Madeline Houston, former First Year Leadership Council Member, presented her research to the SGA General Assembly Feb.17, and the SGA voted to pass a letter of support to place free period products in women’s restrooms across campus. After the letter of support was sent, SGA began placing baskets with free products into women’s restrooms as a test run. 

Garner said she spoke to SGA and Steve Bridges, vice president for finance and administration, after Houston’s research. Garner said SGA decided to fund the menstrual products to implement the dispensers on campus.

Garner said SGA purchased the dispensers and menstrual products through the Aunt Flow Program.

“There were two options,” Garner said. “We could just go with having baskets made and refilling them all the time, but the issue with that is it’s not a longevity plan, and we wanted to make sure this was something that really stuck with the university and it’s something we could keep doing.”

Garner said it was a long process to convince the university it was necessary and to justify the cost. She said SGA spent around $300 per dispenser on campus and a couple hundred dollars on the menstrual products.

“Really, in the grand scheme of things, that’s not a big investment,” Garner said.

She said one of the concerns during the planning process of implementing the dispenser was that students would take advantage of the free products.

“I think most women understand this is something we need,” Garner said. “Let’s not abuse it.” 

Arauz said she does not think women will take advantage of the free menstrual products. She said people should not worry about the products being taken advantage of because she thinks students will only take what they need, especially during an emergency. 

“I read somewhere that 1 in 4 students is experiencing period poverty, which is lack of access to period products,” said Imudunie Wijesuriya, junior economics major. “Periods are something that we cannot stop. It is uncontrollable.”

Wijesuriya said having free menstrual products on campus for students can help them feel more comfortable. She said she would like it if other companies and schools would provide free menstrual products.

“I don’t want to say you have to provide free menstrual products, but I can say it would be great if you guys could provide menstrual products for free,” she said. 

Arauz said she was surprised when she heard free menstrual products would be offered on campus.

“When I saw that, I thought, ‘Well, this is great. These should be all over campus, whether it’s specific bathrooms or buildings,’” Arauz said.

“I feel happy about it,” said Ivys Quintana, sophomore English teaching major. “I thought that it was time that it happened on campus.”

Quintana said in one of her classes, she and her classmates discussed how there are places available that offer free condoms on campus, but it is difficult to find free menstrual products on campus.

“I think the only place you could get them, before they started putting them in the restrooms, was if you go to Archie’s Closet, and they give some menstrual products, but that’s it,” Quintana said. “Also, menstrual products are not available for everyone.
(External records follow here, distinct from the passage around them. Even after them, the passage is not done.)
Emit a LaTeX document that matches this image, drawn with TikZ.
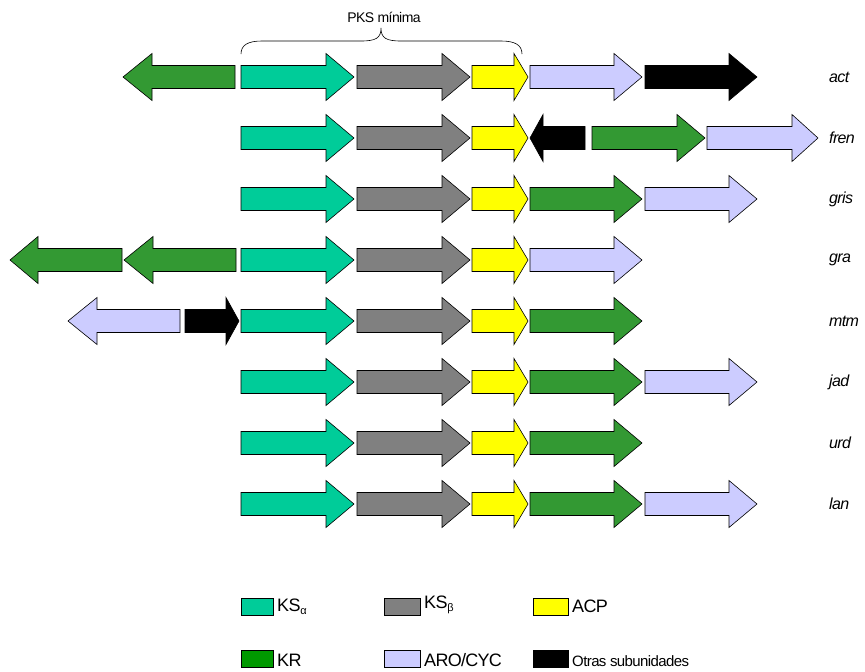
\documentclass[tikz,border=0pt]{standalone}
\usepackage{fontspec}
\setmainfont[LetterSpace=-4]{Liberation Sans}
\definecolor{ksa}{HTML}{00CC99}
\definecolor{ksb}{HTML}{808080}
\definecolor{acp}{HTML}{FFFF00}
\definecolor{kr}{HTML}{339933}
\definecolor{krleg}{HTML}{009900}
\definecolor{aro}{HTML}{CCCCFF}
\definecolor{otr}{HTML}{000000}
\tikzset{
  arr/.style={draw=black, line width=0.6pt, line join=miter},
  lab/.style={anchor=west, font=\fontsize{16}{16}\selectfont\itshape, inner sep=0pt},
  legbox/.style={draw=black, line width=0.6pt},
  legtxt/.style={anchor=west, font=\fontsize{18}{18}\selectfont, inner sep=0pt},
}
% right arrow: x1, x2, head length, y, colour
\newcommand\RArr[5]{\draw[arr,fill=#5] (#1,#4-11.5) -- (#2-#3,#4-11.5) -- (#2-#3,#4-23.5) -- (#2,#4) -- (#2-#3,#4+23.5) -- (#2-#3,#4+11.5) -- (#1,#4+11.5) -- cycle;}
% left arrow: tip x, body end x, head length, y, colour
\newcommand\LArr[5]{\draw[arr,fill=#5] (#2,#4-11.5) -- (#1+#3,#4-11.5) -- (#1+#3,#4-23.5) -- (#1,#4) -- (#1+#3,#4+23.5) -- (#1+#3,#4+11.5) -- (#2,#4+11.5) -- cycle;}
% minimal PKS: cyan, gray, yellow
\newcommand\MinPKS[1]{\RArr{241}{354}{28}{#1}{ksa}\RArr{357}{470}{28}{#1}{ksb}\RArr{472}{528}{14}{#1}{acp}}
\begin{document}
\begin{tikzpicture}[x=1pt,y=-1pt]
\useasboundingbox (0,0) rectangle (865,672);
% brace
\draw[line width=0.6pt] (241,54) .. controls (241,45) and (248,41) .. (262,41) -- (361,41)
  .. controls (376,41) and (381,38) .. (381,28) .. controls (381,38) and (386,41) .. (401,41)
  -- (501,41) .. controls (515,41) and (522,45) .. (522,54);
\node[inner sep=0pt, font=\fontsize{14}{14}\selectfont] (pks) at (384,17) {PKS mínima};
% act
\LArr{123}{235}{29}{77}{kr}
\MinPKS{77}
\RArr{530}{642}{28}{77}{aro}
\RArr{645}{757}{28}{77}{otr}
\node[lab] (act) at (829,77) {act};
% fren
\MinPKS{138}
\LArr{530}{585}{13}{138}{otr}
\RArr{592}{705}{28}{138}{kr}
\RArr{707}{818}{26}{138}{aro}
\node[lab] (fren) at (829,138) {fren};
% gris
\MinPKS{199}
\RArr{530}{642}{28}{199}{kr}
\RArr{645}{757}{28}{199}{aro}
\node[lab] (gris) at (829,199) {gris};
% gra
\LArr{10}{122}{28}{260}{kr}
\LArr{124}{236}{29}{260}{kr}
\MinPKS{260}
\RArr{530}{642}{28}{260}{aro}
\node[lab] (gra) at (829,260) {gra};
% mtm
\LArr{68}{180}{29}{321}{aro}
\RArr{185}{239}{13}{321}{otr}
\MinPKS{321}
\RArr{530}{642}{28}{321}{kr}
\node[lab] (mtm) at (829,321) {mtm};
% jad
\MinPKS{382}
\RArr{530}{642}{28}{382}{kr}
\RArr{645}{757}{28}{382}{aro}
\node[lab] (jad) at (829,382) {jad};
% urd
\MinPKS{443}
\RArr{530}{642}{28}{443}{kr}
\node[lab] (urd) at (829,443) {urd};
% lan
\MinPKS{504}
\RArr{530}{642}{28}{504}{kr}
\RArr{645}{757}{28}{504}{aro}
\node[lab] (lan) at (829,504) {lan};
% legend
\draw[legbox, fill=ksa] (241,598) rectangle (273,615);
\node[legtxt] (l1) at (277,607) {KS\textsubscript{\fontsize{11}{11}\selectfont α}};
\draw[legbox, fill=ksb] (384,598) rectangle (420,615);
\node[legtxt] (l2) at (424,605) {KS\textsubscript{\fontsize{11}{11}\selectfont β}};
\draw[legbox, fill=acp] (533,598) rectangle (568,615);
\node[legtxt] (l3) at (572,606) {ACP};
\draw[legbox, fill=krleg] (241,650) rectangle (273,667);
\node[legtxt] (l4) at (277,660) {KR};
\draw[legbox, fill=aro] (384,650) rectangle (420,667);
\node[legtxt] (l5) at (424,660) {ARO/CYC};
\draw[legbox, fill=otr] (533,650) rectangle (568,667);
\node[legtxt, font=\fontsize{15}{15}\selectfont] (l6) at (572,661) {Otras subunidades};
\end{tikzpicture}
\end{document}
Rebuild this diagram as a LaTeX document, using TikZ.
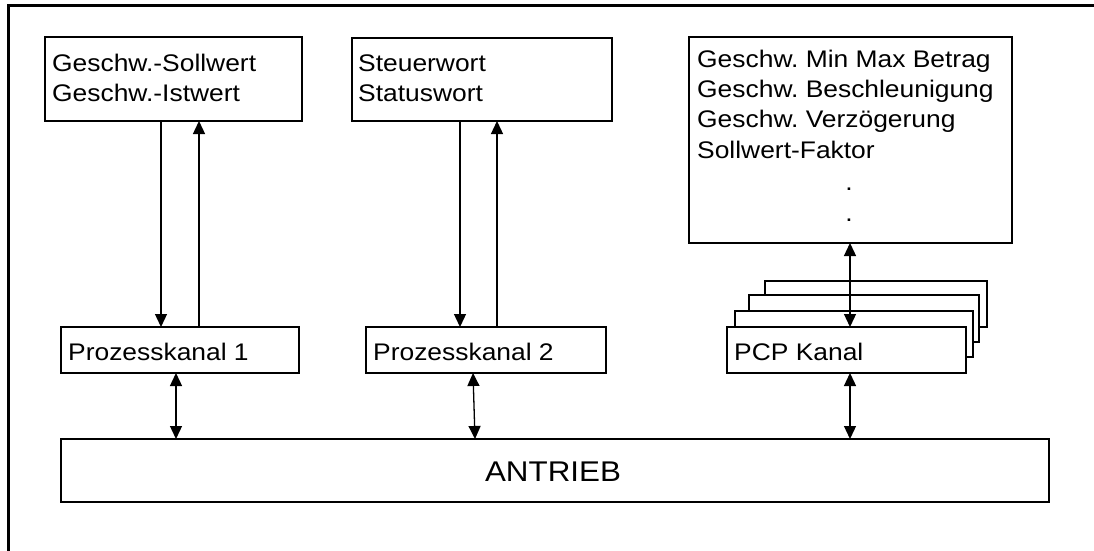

Some people definitely don’t have the money to afford that every month.” 

She said she first saw free menstrual products when she took a Spring Break trip to Atlanta. 

“I was like, ‘Why is this not happening everywhere? Why do we have to pay for these?” Quintana said.

She said she thinks it is a good step for the campus to provide free menstrual products, but she thinks it should be advertised better so students know more about it and where to find it. She said she searched different buildings on campus and could not find the free menstrual product dispenser. 

Several students think the next step to providing the free menstrual product dispenser is for people to talk more openly about menstruation.

“I think one of the reasons now we’re getting one is because we’re having discussions about it,” Quintana said.

Garner said in the past, people have not talked about women’s issues. She said the topic of free menstrual products is “something to address.”

This is something not that expensive, not in any way a complex thing, that we can just do a nice thing for students,” Garner said. “We can help students have a smoother college experience.”